All these resulted to multiple cases of killings, displacements, red-tagging and persecution and closure of Lumad schools. Meanwhile poverty continues to be massive as there is high rate of joblessness and unemployment, and escalating prices of basic commodities. Political and economic policies follow the dictates of foreign financial institutions, multinational corporations and favored national oligarchs which control public utilities and plunder natural resources. All these render our nation apart, make our people wounded. Ironically, all these are intensely pursued by this government for the interest of progress, in the name of peace, as agenda for national dignity.

We in the IFI take primordial importance on the human dignity of every person. We uphold human dignity as sacred gift of the creator God who created us in His image and as constitutive of social justice and human rights. Our Lord Jesus heralds and inaugurates a state of life that presupposes enjoyment of human dignity as He proclaims fullness of life for every human person under God’s reign. As a Church that strives to be faithful to the Lord Jesus and to be consistent to His teachings, and as fired up by the Holy Spirit, we take the task of promoting human dignity as an imperative of our faith, an inherent task of our mission, and as call for ministry.
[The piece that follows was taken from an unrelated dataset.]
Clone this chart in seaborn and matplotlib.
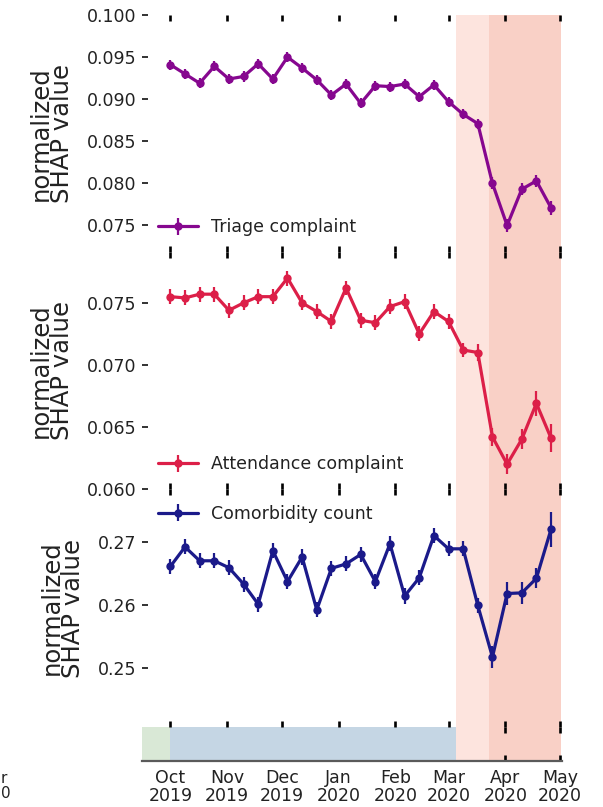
import matplotlib
matplotlib.use("Agg")
import matplotlib.pyplot as plt
import seaborn as sns
import pandas as pd
import numpy as np

sns.set_theme(style="white")
plt.rcParams["font.family"] = ["DejaVu Sans"]

# ---------------- data ----------------
dates = pd.date_range("2019-10-01", periods=27, freq="8D")

triage = [0.0941, 0.0930, 0.0919, 0.0939, 0.0924, 0.0927, 0.0942, 0.0924, 0.0950,
          0.0937, 0.0923, 0.0905, 0.0918, 0.0895, 0.0916, 0.0915, 0.0918, 0.0903,
          0.0917, 0.0897, 0.0882, 0.0871, 0.0800, 0.0750, 0.0793, 0.0803, 0.0771]
triage_err = [0.0006] * 22 + [0.0007, 0.0008, 0.0007, 0.0007, 0.0008]

attendance = [0.0755, 0.0754, 0.0757, 0.0757, 0.0744, 0.0750, 0.0755, 0.0755, 0.0770,
              0.0750, 0.0743, 0.0735, 0.0762, 0.0736, 0.0734, 0.0747, 0.0751, 0.0725,
              0.0743, 0.0735, 0.0712, 0.0710, 0.0642, 0.0620, 0.0640, 0.0669, 0.0641]
attendance_err = [0.0006] * 20 + [0.0006, 0.0007, 0.0007, 0.0008, 0.0008, 0.0010, 0.0011]

comorbidity = [0.2661, 0.2692, 0.2670, 0.2670, 0.2659, 0.2633, 0.2601, 0.2686, 0.2637,
               0.2676, 0.2592, 0.2658, 0.2665, 0.2680, 0.2637, 0.2697, 0.2614, 0.2643,
               0.2710, 0.2689, 0.2689, 0.2599, 0.2517, 0.2618, 0.2619, 0.2642, 0.2720]
comorbidity_err = [0.0012] * 22 + [0.0018, 0.0018, 0.0018, 0.0016, 0.0028]

series_names = ["Triage complaint", "Attendance complaint", "Comorbidity count"]
series_colors = ["#86078f", "#dc1f48", "#1b1a8a"]

month_ticks = pd.date_range("2019-10-01", "2020-05-01", freq="MS")
month_labels = ["Oct\n2019", "Nov\n2019", "Dec\n2019", "Jan\n2020",
                "Feb\n2020", "Mar\n2020", "Apr\n2020", "May\n2020"]

period_bounds = [pd.Timestamp("2019-09-15 12:00"), pd.Timestamp("2019-10-01"),
                 pd.Timestamp("2020-03-05"), pd.Timestamp("2020-03-23"),
                 pd.Timestamp("2020-05-01 12:00")]
period_colors = ["#d9e8d6", "#c5d6e4", "#fde4de", "#f9d0c6"]

ylims = [(0.07185, 0.1000), (0.0600, 0.0791), (0.2406, 0.2784)]
yticks = [[0.075, 0.080, 0.085, 0.090, 0.095, 0.100],
          [0.060, 0.065, 0.070, 0.075],
          [0.25, 0.26, 0.27]]
yfmt = ["{:.3f}", "{:.3f}", "{:.2f}"]
legend_locs = ["lower left", "lower left", "upper left"]

xlim = (pd.Timestamp("2019-09-15 12:00"), pd.Timestamp("2020-05-02"))

# ---------------- layout ----------------
W_PX, H_PX = 603, 807
fig = plt.figure(figsize=(W_PX / 100, H_PX / 100), dpi=100)
fig.patch.set_facecolor("white")

L = 142 / W_PX
W = (562 - 142) / W_PX


def fy(px):
    return 1 - px / H_PX


panel_px = [(15, 252), (252, 489), (489, 727)]
strip_px = (727, 761)

# background shading across everything
bg = fig.add_axes([L, fy(strip_px[1]), W, fy(15) - fy(strip_px[1])], zorder=0)
bg.axvspan(period_bounds[2], period_bounds[3], color=period_colors[2], lw=0)
bg.axvspan(period_bounds[3], period_bounds[4], color=period_colors[3], lw=0)
bg.set_xlim(*xlim)
bg.axis("off")

tick_kw = dict(labelsize=12.5, labelcolor="#222222")

values = [triage, attendance, comorbidity]
errs = [triage_err, attendance_err, comorbidity_err]

for i, (top, bot) in enumerate(panel_px):
    ax = fig.add_axes([L, fy(bot), W, fy(top) - fy(bot)], zorder=2)
    ax.set_facecolor("none")
    df = pd.DataFrame({"date": dates, "value": values[i]})
    sns.lineplot(data=df, x="date", y="value", ax=ax, color=series_colors[i],
                 marker="o", markersize=6, markeredgewidth=0, linewidth=2.3,
                 legend=False)
    ln = ax.lines[-1]
    eb = ax.errorbar(dates, values[i], yerr=errs[i], fmt="none",
                     ecolor=series_colors[i], elinewidth=1.6, capsize=0)
    ax.set_xlim(*xlim)
    ax.set_ylim(*ylims[i])
    ax.set_yticks(yticks[i])
    ax.set_yticklabels([yfmt[i].format(v) for v in yticks[i]])
    ax.set_xticks(month_ticks)
    ax.set_xticklabels([])
    for s in ax.spines.values():
        s.set_visible(False)
    ax.tick_params(axis="x", which="major", direction="in", length=4.3, width=1.9,
                   color="black", top=True, bottom=True, labelbottom=False)
    ax.tick_params(axis="y", which="major", direction="in", length=4.3, width=1.3,
                   color="#222222", left=True, pad=4, **tick_kw)
    ax.set_xlabel("")
    ax.set_ylabel("normalized\nSHAP value", fontsize=17.5, color="#222222",
                  linespacing=0.85, labelpad=9)
    leg = ax.legend(handles=[(ln, eb)], labels=[series_names[i]], loc=legend_locs[i],
                    frameon=False, fontsize=12.5, handlelength=2.3,
                    handletextpad=0.8)
    for t in leg.get_texts():
        t.set_color("#222222")

# bottom strip with the period shading
st = fig.add_axes([L, fy(strip_px[1]), W, fy(strip_px[0]) - fy(strip_px[1])], zorder=1)
st.set_facecolor("none")
st.axvspan(period_bounds[0], period_bounds[1], color=period_colors[0], lw=0)
st.axvspan(period_bounds[1], period_bounds[2], color=period_colors[1], lw=0)
st.set_xlim(*xlim)
st.set_ylim(0, 1)
st.set_yticks([])
st.set_xticks(month_ticks)
st.set_xticklabels(month_labels)
for name, s in st.spines.items():
    s.set_visible(name == "bottom")
st.spines["bottom"].set_color("#5a5a5a")
st.spines["bottom"].set_linewidth(1.6)
st.tick_params(axis="x", direction="in", length=4.3, width=1.9, color="black",
               top=True, bottom=True, pad=6, **tick_kw)
for lab in st.get_xticklabels():
    lab.set_linespacing(0.95)

# fragment of a neighbouring panel's tick label visible at the left edge
fig.text(0.5 / W_PX, fy(786), "r\n0", ha="left", va="center", fontsize=11,
         color="#222222", linespacing=1.0)

fig.savefig("out.png", dpi=100, facecolor="white")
Promoting human dignity is therefore incumbent for us as IFI by virtue of our baptism, thus making the work to defend human rights and to pursue social justice as ordinarily natural in us. This is rooted in our radical obedience to follow the Lord Jesus and to walk according to the ways of the apostles and martyrs and to the witnesses of Apo Aglipay and Don Belong and of other heroes of faith in the nationalist and revolutionary tradition of our people. We understand human dignity to thrive and flourish only within the environment of genuine peace which constitutes human life and living enjoying full rights and justice. Prophet Isaiah captures it in his
words:

“No longer will babies die when only a few days old. No longer will adults die before they have lived a full life. No longer will people be considered old at one hundred! Only the cursed will die that young! In those days people will live in the houses they build and eat the fruit of their own vineyards. Unlike the past, invaders will not take their houses and confiscate their vineyards. For my people will live as long as trees, and my chosen ones will have time to enjoy their hard-won gains. (Isaiah 65:20-22 NLT)

Encouraged by this prophetic vision, we in the leadership of the IFI call on the Duterte government and the state security officers to uphold human rights and obligate themselves to adhere to the spirit and intent of UDHR. We ask his government to promote justice and dignity of all people. We urge our people to assert their fundamental and constitutional rights as citizens and human persons, to be vigilant in all times against state-sponsored attacks on their basic and sacred rights, and to be militant always by solidly organizing, educating and consolidating themselves. We ask the international community, and churches and faith-communities all over the world to raise concerns over the human rights situation in the country, support the Iceland-sponsored UN resolution that calls for investigation of these human rights abuses and violations, and join in high-level delegation to conduct international and ecumenical pastoral visits to areas and communities affected in these abuses and violations. We strongly call for the resumption of peace talks to end the armed conflict that besieged the country for half a century already and resolve the basic root-causes that spawned social injustice and insurgency in our society. We believe that the peace process is the most viable route to attain a negotiated, just and lasting peace in our land – the peace that our people long deserved, the peace that promotes human dignity to all Filipinos.